* Entries *
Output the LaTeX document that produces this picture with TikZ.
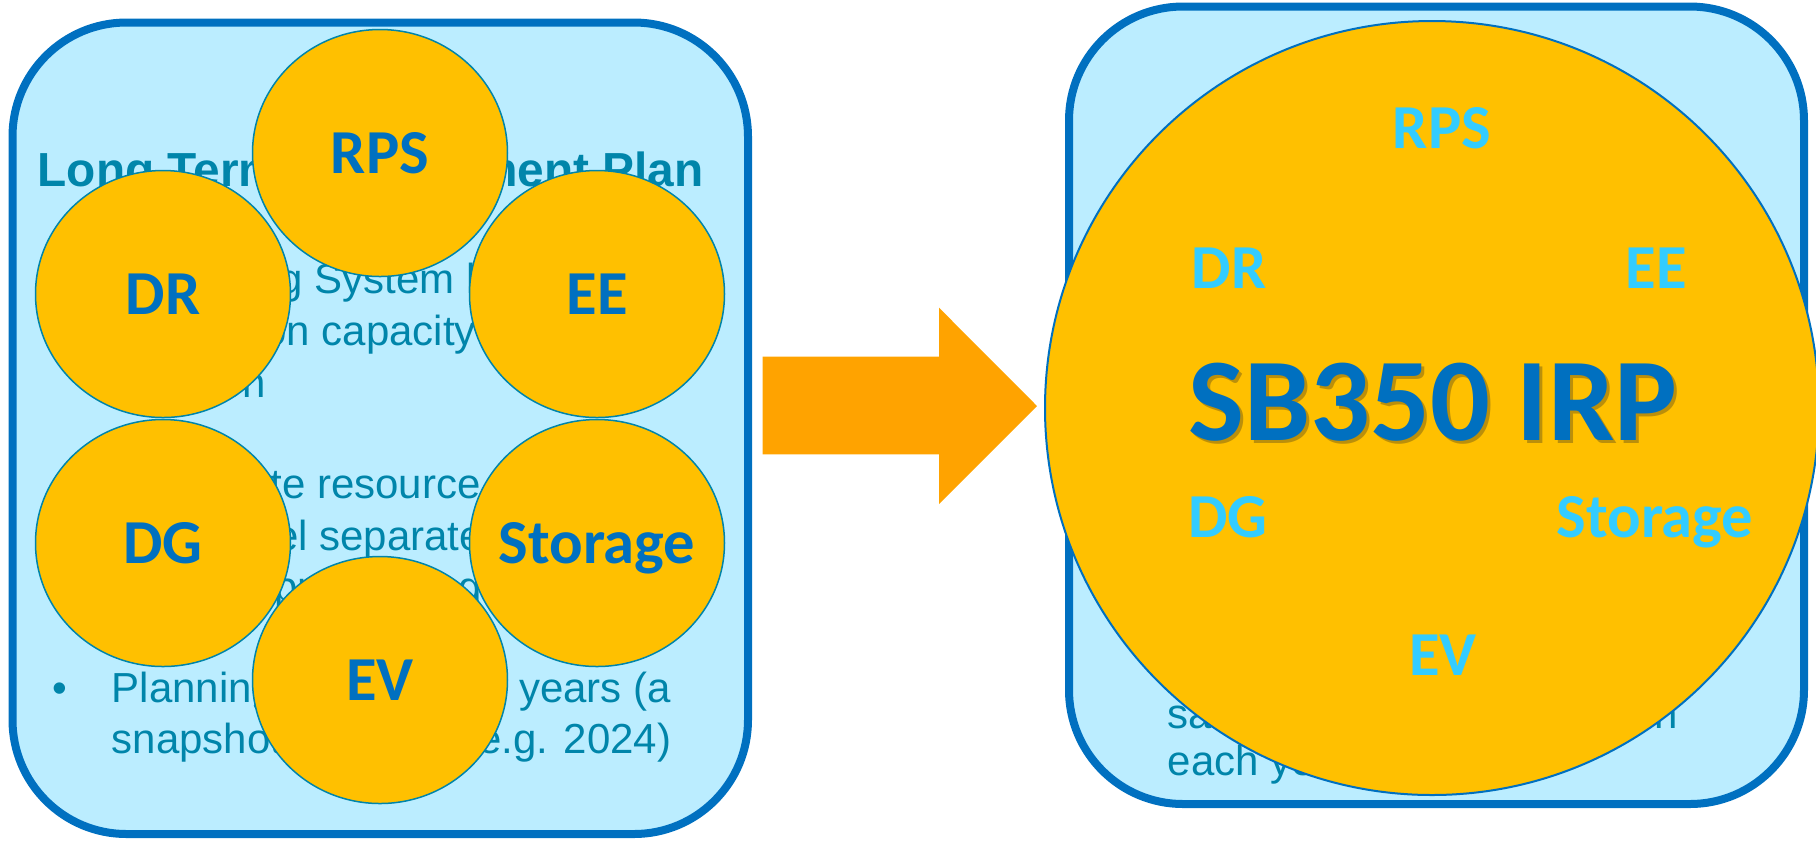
* * *
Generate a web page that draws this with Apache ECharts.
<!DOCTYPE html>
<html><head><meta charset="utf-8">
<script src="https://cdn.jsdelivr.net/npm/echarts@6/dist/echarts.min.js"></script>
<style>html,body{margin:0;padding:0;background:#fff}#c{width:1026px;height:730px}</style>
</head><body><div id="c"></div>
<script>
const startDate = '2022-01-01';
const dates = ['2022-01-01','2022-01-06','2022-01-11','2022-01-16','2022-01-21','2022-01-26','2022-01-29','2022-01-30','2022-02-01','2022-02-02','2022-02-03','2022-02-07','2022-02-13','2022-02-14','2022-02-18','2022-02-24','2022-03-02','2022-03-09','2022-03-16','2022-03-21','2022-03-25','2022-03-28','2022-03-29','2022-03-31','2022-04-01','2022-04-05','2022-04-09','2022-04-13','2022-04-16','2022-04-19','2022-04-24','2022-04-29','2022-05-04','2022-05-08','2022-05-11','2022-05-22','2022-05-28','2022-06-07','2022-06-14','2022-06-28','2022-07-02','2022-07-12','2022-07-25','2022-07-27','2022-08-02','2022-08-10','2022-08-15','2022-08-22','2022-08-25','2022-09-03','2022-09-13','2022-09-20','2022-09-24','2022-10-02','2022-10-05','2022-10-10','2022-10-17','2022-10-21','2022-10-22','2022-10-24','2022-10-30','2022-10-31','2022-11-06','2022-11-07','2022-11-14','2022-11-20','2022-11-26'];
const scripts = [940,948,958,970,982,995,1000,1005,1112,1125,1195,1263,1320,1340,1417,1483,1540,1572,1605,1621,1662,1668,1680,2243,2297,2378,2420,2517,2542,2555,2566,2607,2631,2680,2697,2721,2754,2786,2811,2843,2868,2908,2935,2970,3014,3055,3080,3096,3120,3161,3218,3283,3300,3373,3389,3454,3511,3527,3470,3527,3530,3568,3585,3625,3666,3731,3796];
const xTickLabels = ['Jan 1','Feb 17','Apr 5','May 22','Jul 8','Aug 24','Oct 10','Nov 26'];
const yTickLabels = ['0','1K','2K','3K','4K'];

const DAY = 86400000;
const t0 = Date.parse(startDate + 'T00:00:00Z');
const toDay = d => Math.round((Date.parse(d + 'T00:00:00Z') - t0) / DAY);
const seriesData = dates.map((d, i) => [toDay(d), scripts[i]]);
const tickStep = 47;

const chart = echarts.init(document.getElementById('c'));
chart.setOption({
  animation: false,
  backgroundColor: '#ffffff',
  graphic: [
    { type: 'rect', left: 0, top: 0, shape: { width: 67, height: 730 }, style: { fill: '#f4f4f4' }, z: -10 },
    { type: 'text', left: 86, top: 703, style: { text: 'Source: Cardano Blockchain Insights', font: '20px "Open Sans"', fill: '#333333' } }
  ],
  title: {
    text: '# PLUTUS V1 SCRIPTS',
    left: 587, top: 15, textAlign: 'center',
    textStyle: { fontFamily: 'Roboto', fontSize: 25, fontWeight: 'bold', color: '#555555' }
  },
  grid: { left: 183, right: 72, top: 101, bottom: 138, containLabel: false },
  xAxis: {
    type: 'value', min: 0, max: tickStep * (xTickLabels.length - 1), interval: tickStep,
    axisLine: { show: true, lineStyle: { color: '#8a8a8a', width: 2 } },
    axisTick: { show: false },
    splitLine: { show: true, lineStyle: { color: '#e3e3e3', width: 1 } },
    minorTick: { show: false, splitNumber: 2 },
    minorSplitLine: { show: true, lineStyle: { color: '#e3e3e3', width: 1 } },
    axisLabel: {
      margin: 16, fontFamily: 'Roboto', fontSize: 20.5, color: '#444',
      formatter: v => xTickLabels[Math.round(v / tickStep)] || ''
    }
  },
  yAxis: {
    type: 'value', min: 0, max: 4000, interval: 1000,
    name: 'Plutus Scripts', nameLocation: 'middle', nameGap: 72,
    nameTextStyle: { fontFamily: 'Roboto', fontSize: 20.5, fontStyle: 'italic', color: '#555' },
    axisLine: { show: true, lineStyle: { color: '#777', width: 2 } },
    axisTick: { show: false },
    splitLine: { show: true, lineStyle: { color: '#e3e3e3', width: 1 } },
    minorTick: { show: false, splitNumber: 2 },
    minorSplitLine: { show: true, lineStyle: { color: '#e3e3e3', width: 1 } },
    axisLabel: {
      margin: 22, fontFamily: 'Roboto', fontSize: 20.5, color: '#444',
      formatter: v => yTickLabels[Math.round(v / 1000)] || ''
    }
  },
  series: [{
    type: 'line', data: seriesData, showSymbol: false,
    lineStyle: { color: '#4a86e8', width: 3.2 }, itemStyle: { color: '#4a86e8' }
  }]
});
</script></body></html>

* Task *
Gather all lines of the records that include the word "this".

* Solution *
Output the LaTeX document that produces this picture with TikZ.
Generate a web page that draws this with Apache ECharts.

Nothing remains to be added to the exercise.